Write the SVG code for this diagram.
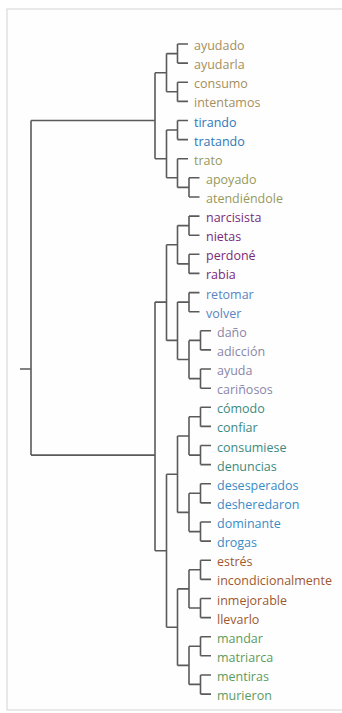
<svg xmlns="http://www.w3.org/2000/svg" width="342" height="713" viewBox="0 0 342 713">
<style>
text{font-family:"Open Sans","Liberation Sans",sans-serif;font-size:12.5px}
.ln{fill:none;stroke:#5a5a5a;stroke-width:1.6}
.tan{fill:#a58f5c}
.olv{fill:#979a5b}
.blu{fill:#2f78b6}
.pur{fill:#7b2a78}
.sbl{fill:#5b85bf}
.lav{fill:#8a86a8}
.tea{fill:#3b8a80}
.dbl{fill:#3a8bc6}
.brn{fill:#a0582e}
.grn{fill:#5d9b5d}
</style>
<rect x="0" y="0" width="342" height="713" fill="#ffffff"/>
<rect x="7" y="9" width="345" height="701" fill="#fefefe" stroke="#d4d4d4" stroke-width="1"/>
<g id="connectors" class="ln">
<path d="M20,369H31M31,120.5V455.1M31,120.5H155M31,455.1H155"/>
<path d="M155,72.7V158.7M155,72.7H166.5M155,158.7H166.5"/>
<path d="M166.5,53.6V91.8M166.5,53.6H177.5M166.5,91.8H177.5"/>
<path d="M177.5,44V63.1M177.5,44H188M177.5,63.1H188"/>
<path d="M177.5,82.2V101.4M177.5,82.2H188M177.5,101.4H188"/>
<path d="M166.5,130V177.8M166.5,130H177.5M166.5,177.8H177.5"/>
<path d="M177.5,120.5V139.6M177.5,120.5H188M177.5,139.6H188"/>
<path d="M177.5,158.7V187.4M177.5,158.7H188M177.5,187.4H189"/>
<path d="M189,177.8V197M189,177.8H199.5M189,197H199.5"/>
<path d="M155,302.1V550.7"/>
<path d="M155,302.1H166.5M166.5,244.8V340.4M166.5,244.8H177.5M166.5,340.4H177.5"/>
<path d="M177.5,225.6V263.9M177.5,225.6H189M177.5,263.9H189"/>
<path d="M189,216.1V235.2M189,216.1H199.5M189,235.2H199.5"/>
<path d="M189,254.3V273.4M189,254.3H199.5M189,273.4H199.5"/>
<path d="M177.5,302.1V359.5M177.5,302.1H189M177.5,359.5H189"/>
<path d="M189,292.6V311.7M189,292.6H199.5M189,311.7H199.5"/>
<path d="M189,340.4V378.6M189,340.4H200.5M189,378.6H200.5"/>
<path d="M200.5,330.8V349.9M200.5,330.8H211M200.5,349.9H211"/>
<path d="M200.5,369V388.2M200.5,369H211M200.5,388.2H211"/>
<path d="M155,550.7H166.5M166.5,474.2V627.2M166.5,474.2H177.5M166.5,627.2H177.5"/>
<path d="M177.5,436V512.4M177.5,436H189M177.5,512.4H189"/>
<path d="M189,416.8V455.1M189,416.8H200.5M189,455.1H200.5"/>
<path d="M200.5,407.3V426.4M200.5,407.3H211M200.5,426.4H211"/>
<path d="M200.5,445.5V464.6M200.5,445.5H211M200.5,464.6H211"/>
<path d="M189,493.3V531.6M189,493.3H200.5M189,531.6H200.5"/>
<path d="M200.5,483.8V502.9M200.5,483.8H211M200.5,502.9H211"/>
<path d="M200.5,522V541.1M200.5,522H211M200.5,541.1H211"/>
<path d="M177.5,588.9V665.4M177.5,588.9H189M177.5,665.4H189"/>
<path d="M189,569.8V608M189,569.8H200.5M189,608H200.5"/>
<path d="M200.5,560.2V579.4M200.5,560.2H211M200.5,579.4H211"/>
<path d="M200.5,598.5V617.6M200.5,598.5H211M200.5,617.6H211"/>
<path d="M189,646.3V684.4M189,646.3H200.5M189,684.4H200.5"/>
<path d="M200.5,636.7V655.8M200.5,636.7H211M200.5,655.8H211"/>
<path d="M200.5,675V694.1M200.5,675H211M200.5,694.1H211"/>
</g>
<g id="ayudado"><text class="tan" x="194" y="50">ayudado</text></g>
<g id="ayudarla"><text class="tan" x="194" y="69.1">ayudarla</text></g>
<g id="consumo"><text class="tan" x="194" y="88.2">consumo</text></g>
<g id="intentamos"><text class="tan" x="194" y="107.4">intentamos</text></g>
<g id="tirando"><text class="blu" x="194" y="126.5">tirando</text></g>
<g id="tratando"><text class="blu" x="194" y="145.6">tratando</text></g>
<g id="trato"><text class="olv" x="194" y="164.7">trato</text></g>
<g id="apoyado"><text class="olv" x="206" y="183.8">apoyado</text></g>
<g id="atendiendole"><text class="olv" x="206" y="203">atendiéndole</text></g>
<g id="narcisista"><text class="pur" x="206" y="222.1">narcisista</text></g>
<g id="nietas"><text class="pur" x="206" y="241.2">nietas</text></g>
<g id="perdone"><text class="pur" x="206" y="260.3">perdoné</text></g>
<g id="rabia"><text class="pur" x="206" y="279.4">rabia</text></g>
<g id="retomar"><text class="sbl" x="206" y="298.6">retomar</text></g>
<g id="volver"><text class="sbl" x="206" y="317.7">volver</text></g>
<g id="dano"><text class="lav" x="217" y="336.8">daño</text></g>
<g id="adiccion"><text class="lav" x="217" y="355.9">adicción</text></g>
<g id="ayuda"><text class="lav" x="217" y="375">ayuda</text></g>
<g id="carinosos"><text class="lav" x="217" y="394.2">cariñosos</text></g>
<g id="comodo"><text class="tea" x="217" y="413.3">cómodo</text></g>
<g id="confiar"><text class="tea" x="217" y="432.4">confiar</text></g>
<g id="consumiese"><text class="tea" x="217" y="451.5">consumiese</text></g>
<g id="denuncias"><text class="tea" x="217" y="470.6">denuncias</text></g>
<g id="desesperados"><text class="dbl" x="217" y="489.8">desesperados</text></g>
<g id="desheredaron"><text class="dbl" x="217" y="508.9">desheredaron</text></g>
<g id="dominante"><text class="dbl" x="217" y="528">dominante</text></g>
<g id="drogas"><text class="dbl" x="217" y="547.1">drogas</text></g>
<g id="estres"><text class="brn" x="217" y="566.2">estrés</text></g>
<g id="incondicionalmente"><text class="brn" x="217" y="585.4">incondicionalmente</text></g>
<g id="inmejorable"><text class="brn" x="217" y="604.5">inmejorable</text></g>
<g id="llevarlo"><text class="brn" x="217" y="623.6">llevarlo</text></g>
<g id="mandar"><text class="grn" x="217" y="642.7">mandar</text></g>
<g id="matriarca"><text class="grn" x="217" y="661.8">matriarca</text></g>
<g id="mentiras"><text class="grn" x="217" y="681">mentiras</text></g>
<g id="murieron"><text class="grn" x="217" y="700.1">murieron</text></g>
</svg>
•••
Restate the entire listing word for word, excluding pictures.

Write the SVG code for this diagram.
<svg xmlns="http://www.w3.org/2000/svg" width="342" height="713" viewBox="0 0 342 713">
<style>
text{font-family:"Open Sans","Liberation Sans",sans-serif;font-size:12.5px}
.ln{fill:none;stroke:#5a5a5a;stroke-width:1.6}
.tan{fill:#a58f5c}
.olv{fill:#979a5b}
.blu{fill:#2f78b6}
.pur{fill:#7b2a78}
.sbl{fill:#5b85bf}
.lav{fill:#8a86a8}
.tea{fill:#3b8a80}
.dbl{fill:#3a8bc6}
.brn{fill:#a0582e}
.grn{fill:#5d9b5d}
</style>
<rect x="0" y="0" width="342" height="713" fill="#ffffff"/>
<rect x="7" y="9" width="345" height="701" fill="#fefefe" stroke="#d4d4d4" stroke-width="1"/>
<g id="connectors" class="ln">
<path d="M20,369H31M31,120.5V455.1M31,120.5H155M31,455.1H155"/>
<path d="M155,72.7V158.7M155,72.7H166.5M155,158.7H166.5"/>
<path d="M166.5,53.6V91.8M166.5,53.6H177.5M166.5,91.8H177.5"/>
<path d="M177.5,44V63.1M177.5,44H188M177.5,63.1H188"/>
<path d="M177.5,82.2V101.4M177.5,82.2H188M177.5,101.4H188"/>
<path d="M166.5,130V177.8M166.5,130H177.5M166.5,177.8H177.5"/>
<path d="M177.5,120.5V139.6M177.5,120.5H188M177.5,139.6H188"/>
<path d="M177.5,158.7V187.4M177.5,158.7H188M177.5,187.4H189"/>
<path d="M189,177.8V197M189,177.8H199.5M189,197H199.5"/>
<path d="M155,302.1V550.7"/>
<path d="M155,302.1H166.5M166.5,244.8V340.4M166.5,244.8H177.5M166.5,340.4H177.5"/>
<path d="M177.5,225.6V263.9M177.5,225.6H189M177.5,263.9H189"/>
<path d="M189,216.1V235.2M189,216.1H199.5M189,235.2H199.5"/>
<path d="M189,254.3V273.4M189,254.3H199.5M189,273.4H199.5"/>
<path d="M177.5,302.1V359.5M177.5,302.1H189M177.5,359.5H189"/>
<path d="M189,292.6V311.7M189,292.6H199.5M189,311.7H199.5"/>
<path d="M189,340.4V378.6M189,340.4H200.5M189,378.6H200.5"/>
<path d="M200.5,330.8V349.9M200.5,330.8H211M200.5,349.9H211"/>
<path d="M200.5,369V388.2M200.5,369H211M200.5,388.2H211"/>
<path d="M155,550.7H166.5M166.5,474.2V627.2M166.5,474.2H177.5M166.5,627.2H177.5"/>
<path d="M177.5,436V512.4M177.5,436H189M177.5,512.4H189"/>
<path d="M189,416.8V455.1M189,416.8H200.5M189,455.1H200.5"/>
<path d="M200.5,407.3V426.4M200.5,407.3H211M200.5,426.4H211"/>
<path d="M200.5,445.5V464.6M200.5,445.5H211M200.5,464.6H211"/>
<path d="M189,493.3V531.6M189,493.3H200.5M189,531.6H200.5"/>
<path d="M200.5,483.8V502.9M200.5,483.8H211M200.5,502.9H211"/>
<path d="M200.5,522V541.1M200.5,522H211M200.5,541.1H211"/>
<path d="M177.5,588.9V665.4M177.5,588.9H189M177.5,665.4H189"/>
<path d="M189,569.8V608M189,569.8H200.5M189,608H200.5"/>
<path d="M200.5,560.2V579.4M200.5,560.2H211M200.5,579.4H211"/>
<path d="M200.5,598.5V617.6M200.5,598.5H211M200.5,617.6H211"/>
<path d="M189,646.3V684.4M189,646.3H200.5M189,684.4H200.5"/>
<path d="M200.5,636.7V655.8M200.5,636.7H211M200.5,655.8H211"/>
<path d="M200.5,675V694.1M200.5,675H211M200.5,694.1H211"/>
</g>
<g id="ayudado"><text class="tan" x="194" y="50">ayudado</text></g>
<g id="ayudarla"><text class="tan" x="194" y="69.1">ayudarla</text></g>
<g id="consumo"><text class="tan" x="194" y="88.2">consumo</text></g>
<g id="intentamos"><text class="tan" x="194" y="107.4">intentamos</text></g>
<g id="tirando"><text class="blu" x="194" y="126.5">tirando</text></g>
<g id="tratando"><text class="blu" x="194" y="145.6">tratando</text></g>
<g id="trato"><text class="olv" x="194" y="164.7">trato</text></g>
<g id="apoyado"><text class="olv" x="206" y="183.8">apoyado</text></g>
<g id="atendiendole"><text class="olv" x="206" y="203">atendiéndole</text></g>
<g id="narcisista"><text class="pur" x="206" y="222.1">narcisista</text></g>
<g id="nietas"><text class="pur" x="206" y="241.2">nietas</text></g>
<g id="perdone"><text class="pur" x="206" y="260.3">perdoné</text></g>
<g id="rabia"><text class="pur" x="206" y="279.4">rabia</text></g>
<g id="retomar"><text class="sbl" x="206" y="298.6">retomar</text></g>
<g id="volver"><text class="sbl" x="206" y="317.7">volver</text></g>
<g id="dano"><text class="lav" x="217" y="336.8">daño</text></g>
<g id="adiccion"><text class="lav" x="217" y="355.9">adicción</text></g>
<g id="ayuda"><text class="lav" x="217" y="375">ayuda</text></g>
<g id="carinosos"><text class="lav" x="217" y="394.2">cariñosos</text></g>
<g id="comodo"><text class="tea" x="217" y="413.3">cómodo</text></g>
<g id="confiar"><text class="tea" x="217" y="432.4">confiar</text></g>
<g id="consumiese"><text class="tea" x="217" y="451.5">consumiese</text></g>
<g id="denuncias"><text class="tea" x="217" y="470.6">denuncias</text></g>
<g id="desesperados"><text class="dbl" x="217" y="489.8">desesperados</text></g>
<g id="desheredaron"><text class="dbl" x="217" y="508.9">desheredaron</text></g>
<g id="dominante"><text class="dbl" x="217" y="528">dominante</text></g>
<g id="drogas"><text class="dbl" x="217" y="547.1">drogas</text></g>
<g id="estres"><text class="brn" x="217" y="566.2">estrés</text></g>
<g id="incondicionalmente"><text class="brn" x="217" y="585.4">incondicionalmente</text></g>
<g id="inmejorable"><text class="brn" x="217" y="604.5">inmejorable</text></g>
<g id="llevarlo"><text class="brn" x="217" y="623.6">llevarlo</text></g>
<g id="mandar"><text class="grn" x="217" y="642.7">mandar</text></g>
<g id="matriarca"><text class="grn" x="217" y="661.8">matriarca</text></g>
<g id="mentiras"><text class="grn" x="217" y="681">mentiras</text></g>
<g id="murieron"><text class="grn" x="217" y="700.1">murieron</text></g>
</svg>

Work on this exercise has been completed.